As for the posts, or lechis, they range from wood, iron, Lucite, and glass, to lampposts and utility poles. Rav Unsdorfer says he’d had luck with his choices: hurricanes have felled trees and downed utility cables, but his eiruvim have withstood most types of weather. One exception was the Seagate eiruv after Hurricane Sandy. The eiruv was originally constructed under the authority of Rav Moshe Feinstein ztz”l, and rebuilt by Rav Unsdorfer — at the behest of the Seagater Rav, Rav Zalman Leib Meisels — after the cement seawall from Rav Moshe’s original eiruv eventually became submerged under sandy beaches. After the hurricane, Rav Unsdorfer’s replacement eiruv was submerged by sea, not sand… together with entire houses along the bay.


A curious neighbor checks out the measuring of a new lechi. “We explain it as a zoning facility”

Inside the Carry Zone 

Nowadays, when rights of freedom of religion are paramount, it’s easier than ever to create a neighborhood or community eiruv. But how do the eiruv activists present the concept to uninformed authorities and neighbors?

Rav Unsdorfer explains the eiruv as a zoning facility whereby Jewish law only permits carrying necessary items and pushing strollers and wheelchairs within the zone. He sends explanatory literature to the relevant parties, although sometimes the halachic guidelines are hard to understand. One puzzled official suggested, “Why don’t you evade complications and pull the eiruv line underground?”

Still, Rav Unsdorfer prefers not to clarify his work to any curious passerby. “A crowd once gathered at the base of our ladder, wondering what I was doing up there. Not wanting to cause a ruckus by telling them about the concept of eiruv, I tried my best to ignore them, when I heard them hypothesizing that I was probably preparing to hang decorations for the seasonal holidays.”

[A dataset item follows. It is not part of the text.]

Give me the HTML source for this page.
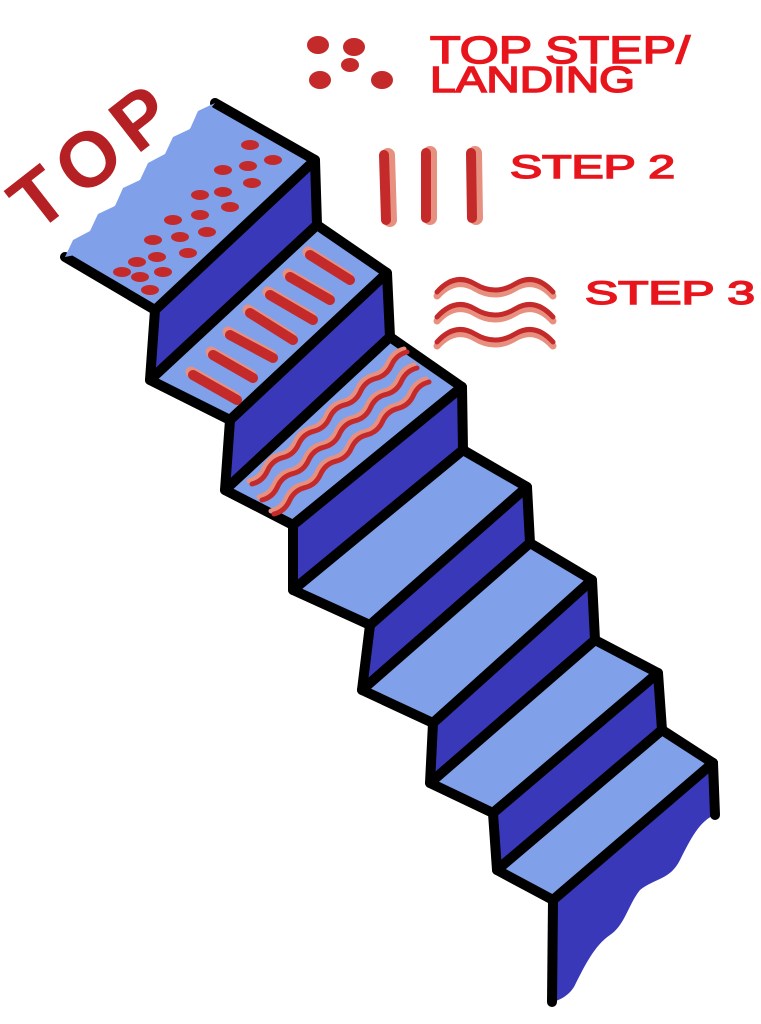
<!DOCTYPE html>
<html><head><meta charset="utf-8"><style>
html,body{margin:0;padding:0;background:#fff;}
svg{display:block;}
</style></head><body>
<svg width="761" height="1024" viewBox="0 0 761 1024" xmlns="http://www.w3.org/2000/svg">
<g stroke="#000" stroke-width="10" stroke-linejoin="round" stroke-linecap="round">
<polygon points="65,257 155,310 315,160 215,103" fill="#80a0ea" stroke="none"/>
<polyline points="65,257 155,310" fill="none"/>
<polyline points="215,103 315,160" fill="none"/>
<polygon points="155,310 315,160 317,225 150,380" fill="#3838b8"/>
<polygon points="150,380 230,420 387,273 317,225" fill="#80a0ea"/>
<polygon points="230,420 387,273 390,337 225,490" fill="#3838b8"/>
<polygon points="225,490 293,525 462,387 390,337" fill="#80a0ea"/>
<polygon points="293,525 462,387 463,450 293,590" fill="#3838b8"/>
<polygon points="293,590 370,625 527,487 463,450" fill="#80a0ea"/>
<polygon points="370,625 527,487 530,543 362,690" fill="#3838b8"/>
<polygon points="362,690 433,723 592,580 530,543" fill="#80a0ea"/>
<polygon points="433,723 592,580 595,640 430,783" fill="#3838b8"/>
<polygon points="430,783 493,813 658,673 595,640" fill="#80a0ea"/>
<polygon points="493,813 658,673 662,730 497,870" fill="#3838b8"/>
<polygon points="497,870 553,900 713,763 662,730" fill="#80a0ea"/>
</g>
<path d="M553,900 L713,763 L715,815 C700,820 690,840 680,860 C670,880 655,878 640,890 C628,905 625,925 610,935 C595,945 585,965 575,985 C570,995 560,1000 553,1002 Z" fill="#3838b8"/>
<g stroke="#000" stroke-width="10" stroke-linecap="round" fill="none">
<polyline points="553,900 713,763"/>
<polyline points="713,763 715,815"/>
<polyline points="553,900 552,1002"/>
</g>
<polygon points="65,257 73,240 90,231 98,214 115,206 123,188 140,180 148,163 165,154 173,137 190,129 198,111 215,103 100,250" fill="#80a0ea"/>
<g fill="#c42a2a">
<ellipse cx="250" cy="145" rx="9" ry="5"/><ellipse cx="273" cy="160" rx="9" ry="5"/>
<ellipse cx="223" cy="170" rx="9" ry="5"/><ellipse cx="248" cy="166" rx="9" ry="5"/>
<ellipse cx="252" cy="183" rx="9" ry="5"/><ellipse cx="200" cy="195" rx="9" ry="5"/>
<ellipse cx="223" cy="192" rx="9" ry="5"/><ellipse cx="230" cy="207" rx="9" ry="5"/>
<ellipse cx="173" cy="220" rx="9" ry="5"/><ellipse cx="200" cy="215" rx="9" ry="5"/>
<ellipse cx="207" cy="232" rx="9" ry="5"/><ellipse cx="153" cy="240" rx="9" ry="5"/>
<ellipse cx="180" cy="237" rx="9" ry="5"/><ellipse cx="188" cy="253" rx="9" ry="5"/>
<ellipse cx="137" cy="262" rx="9" ry="5"/><ellipse cx="157" cy="257" rx="9" ry="5"/>
<ellipse cx="163" cy="272" rx="9" ry="5"/><ellipse cx="122" cy="272" rx="9" ry="5"/>
<ellipse cx="140" cy="277" rx="9" ry="5"/><ellipse cx="150" cy="290" rx="9" ry="5"/>
</g>
<g stroke-linecap="round">
<g stroke="#e89080" stroke-width="11" transform="translate(-2,-3)">
<line x1="310" y1="255" x2="350" y2="280"/><line x1="290" y1="277" x2="330" y2="300"/>
<line x1="270" y1="295" x2="313" y2="320"/><line x1="250" y1="313" x2="293" y2="340"/>
<line x1="230" y1="335" x2="273" y2="358"/><line x1="213" y1="355" x2="253" y2="378"/>
<line x1="193" y1="375" x2="237" y2="400"/>
</g>
<g stroke="#c42a2a" stroke-width="10">
<line x1="310" y1="255" x2="350" y2="280"/><line x1="290" y1="277" x2="330" y2="300"/>
<line x1="270" y1="295" x2="313" y2="320"/><line x1="250" y1="313" x2="293" y2="340"/>
<line x1="230" y1="335" x2="273" y2="358"/><line x1="213" y1="355" x2="253" y2="378"/>
<line x1="193" y1="375" x2="237" y2="400"/>
</g>
</g>
<g fill="none" stroke-linecap="round" stroke-width="5">
<g stroke="#e89080" transform="translate(-3,-3)">
<path d="M252,484 q10.7,-2.6 15.5,-13.2 t15.5,-13.2 t15.5,-13.2 t15.5,-13.2 t15.5,-13.2 t15.5,-13.2 t15.5,-13.2 t15.5,-13.2 t15.5,-13.2 t15.5,-13.2"/>
<path d="M262,500 q10.7,-2.6 15.5,-13.2 t15.5,-13.2 t15.5,-13.2 t15.5,-13.2 t15.5,-13.2 t15.5,-13.2 t15.5,-13.2 t15.5,-13.2 t15.5,-13.2 t15.5,-13.2"/>
<path d="M274,514 q10.7,-2.6 15.5,-13.2 t15.5,-13.2 t15.5,-13.2 t15.5,-13.2 t15.5,-13.2 t15.5,-13.2 t15.5,-13.2 t15.5,-13.2 t15.5,-13.2 t15.5,-13.2"/>
</g>
<g stroke="#c42a2a">
<path d="M252,484 q10.7,-2.6 15.5,-13.2 t15.5,-13.2 t15.5,-13.2 t15.5,-13.2 t15.5,-13.2 t15.5,-13.2 t15.5,-13.2 t15.5,-13.2 t15.5,-13.2 t15.5,-13.2"/>
<path d="M262,500 q10.7,-2.6 15.5,-13.2 t15.5,-13.2 t15.5,-13.2 t15.5,-13.2 t15.5,-13.2 t15.5,-13.2 t15.5,-13.2 t15.5,-13.2 t15.5,-13.2 t15.5,-13.2"/>
<path d="M274,514 q10.7,-2.6 15.5,-13.2 t15.5,-13.2 t15.5,-13.2 t15.5,-13.2 t15.5,-13.2 t15.5,-13.2 t15.5,-13.2 t15.5,-13.2 t15.5,-13.2 t15.5,-13.2"/>
</g>
</g>
<g fill="#c42a2a">
<ellipse cx="318" cy="45" rx="11" ry="9"/><ellipse cx="354" cy="47" rx="11" ry="9"/>
<ellipse cx="320" cy="80" rx="11" ry="9"/><ellipse cx="382" cy="80" rx="11" ry="9"/>
<ellipse cx="350" cy="65" rx="9" ry="7"/>
</g>
<g stroke-linecap="round">
<g stroke="#e89080" stroke-width="14">
<line x1="388" y1="155" x2="390" y2="220"/><line x1="430" y1="153" x2="430" y2="218"/><line x1="475" y1="153" x2="476" y2="218"/>
</g>
<g stroke="#c42a2a" stroke-width="10">
<line x1="384" y1="155" x2="386" y2="220"/><line x1="426" y1="153" x2="426" y2="218"/><line x1="471" y1="153" x2="472" y2="218"/>
</g>
</g>
<g fill="none" stroke-linecap="round" stroke-width="7">
<g stroke="#e89080" transform="translate(0,4)">
<path d="M437,292 Q455,272 475,284 Q495,296 515,284 Q535,272 553,292"/>
<path d="M437,317 Q455,297 475,309 Q495,321 515,309 Q535,297 553,317"/>
<path d="M437,342 Q455,322 475,334 Q495,346 515,334 Q535,322 553,342"/>
</g>
<g stroke="#c42a2a" stroke-width="5">
<path d="M437,292 Q455,272 475,284 Q495,296 515,284 Q535,272 553,292"/>
<path d="M437,317 Q455,297 475,309 Q495,321 515,309 Q535,297 553,317"/>
<path d="M437,342 Q455,322 475,334 Q495,346 515,334 Q535,322 553,342"/>
</g>
</g>
<g font-family="Liberation Sans, sans-serif" fill="#e8151d" stroke="#e8151d" stroke-width="1.5">
<text x="430" y="63" font-size="38" textLength="260" lengthAdjust="spacingAndGlyphs">TOP STEP/</text>
<text x="430" y="92" font-size="36" textLength="205" lengthAdjust="spacingAndGlyphs">LANDING</text>
<text x="510" y="178" font-size="32" textLength="165" lengthAdjust="spacingAndGlyphs">STEP 2</text>
<text x="585" y="304" font-size="32" textLength="170" lengthAdjust="spacingAndGlyphs">STEP 3</text>
</g>
<text transform="translate(36,234) rotate(-38)" font-family="Liberation Sans, sans-serif" font-weight="bold" font-size="78" fill="#b52024" textLength="180" lengthAdjust="spacing">TOP</text>
</svg>
</body></html>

As for earning the cooperation of lay residents whose properties are needed for the actual eiruv, sometimes a little money can do the talking. “For one particular eiruv, a lot of our posts were to be placed on the outskirts of the neighborhood, in a Chinese area, so that the eiruv would encompass the Yidden on the periphery as well,” Rav Unsdorfer explains. “One time we knocked on a door and showed the Chinese occupant our papers, but he claimed he didn’t understand English and slammed the door. We knocked again, this time flaunting a wad of cash. It was amazing how quickly he acquired the language.”

But since cash is not always king, the askanim prefer to rely on the siyata d’Shmaya that seems to accompany them on their missions, like the time Rav Unsdorfer wanted to use a huge tree as a marker. The Parks Department, however, wouldn’t let him attach anything to the tree, which meant that particular eiruv would have to make a less-mehudar zigzag across the street. But then, the ancient tree abruptly died and he couldn’t help but be amazed, as he watched the municipal workers chop the colossal evergreen to ground zero.

Guarding Boundaries in New York

Community eiruvim are often hampered by technical issues, but in the boroughs of New York, the sheer masses of people have created halachic controversy over citywide eiruv projects since the beginning of the 1900s.

The first eiruv in New York City was established in 1905 by Rav Yehoshua Seigel ztz”l, known as the Sherpser Rav in Poland and who became the leader of the Polish community in New York. Rav Seigel’s eiruv only encompassed the Lower East Side, utilizing the natural riverbanks of Manhattan on three sides and on the fourth side, the 3rd Avenue El. There was rabbinic opposition to Rabbi Seigel’s eiruv from the litvishe community, but it was utilized by many within the Polish and Galician communities throughout the first half of the 20th century. By the 1940s, however, Rav Eliyahu Henkin had invalidated Rav Seigel’s eiruv due to changes that had been made along the waterfront and on the 3rd Avenue tracks. In addition, Rav Henkin explained that one of the requirements of the eiruv is that the city be “rented” from the local authorities and that Rav Seigel had rented the city for only ten years — which had long since expired.

With the gradual move of Manhattan’s Jewry from the Lower East Side northward, rabbanim debated the issue not just of a neighborhood eiruv, but of the possibility of creating an eiruv around all of Manhattan, an island enclosed by man-made walls around its waterfront. But there was a lot more at stake than a halachic boundary. With millions of people, would it really be possible to halachically cordon off the island as “private property”? While Rav Moshe Feinstein and the Agudas Harabbanim opposed the eiruv and Rav Henkin approved a newly designed solution in a bedieved situation of great need, he wrote that the eiruv could not be considered acceptable in all cases unless the majority of rabbis agreed to its creation.

Together with the discussion of a Manhattan eiruv in the late 1940s and ‘50s, poskim of the newly formed Vaad Lemaan Tikun Eiruvin B’Manhattan under the leadership of Rav Yonoson Steiff, the Viener Rav ztz”l, also discussed the possibility of an eiruv in Brooklyn. In 1949, Rav Michoel Ber Weissmandl, head of the Nitra Yeshivah in Mount Kisco, New York, wrote a lengthy teshuvah on the prospect, and poskim began to consider creating eiruvim in various Brooklyn neighborhoods, but this idea was met with opposition by Rav Moshe Feinstein.

Without going into greater detail here, the eiruvim built to surround Flatbush, Williamsburg, and Boro Park have been fraught with controversy — both political and halachic — for more than half a century.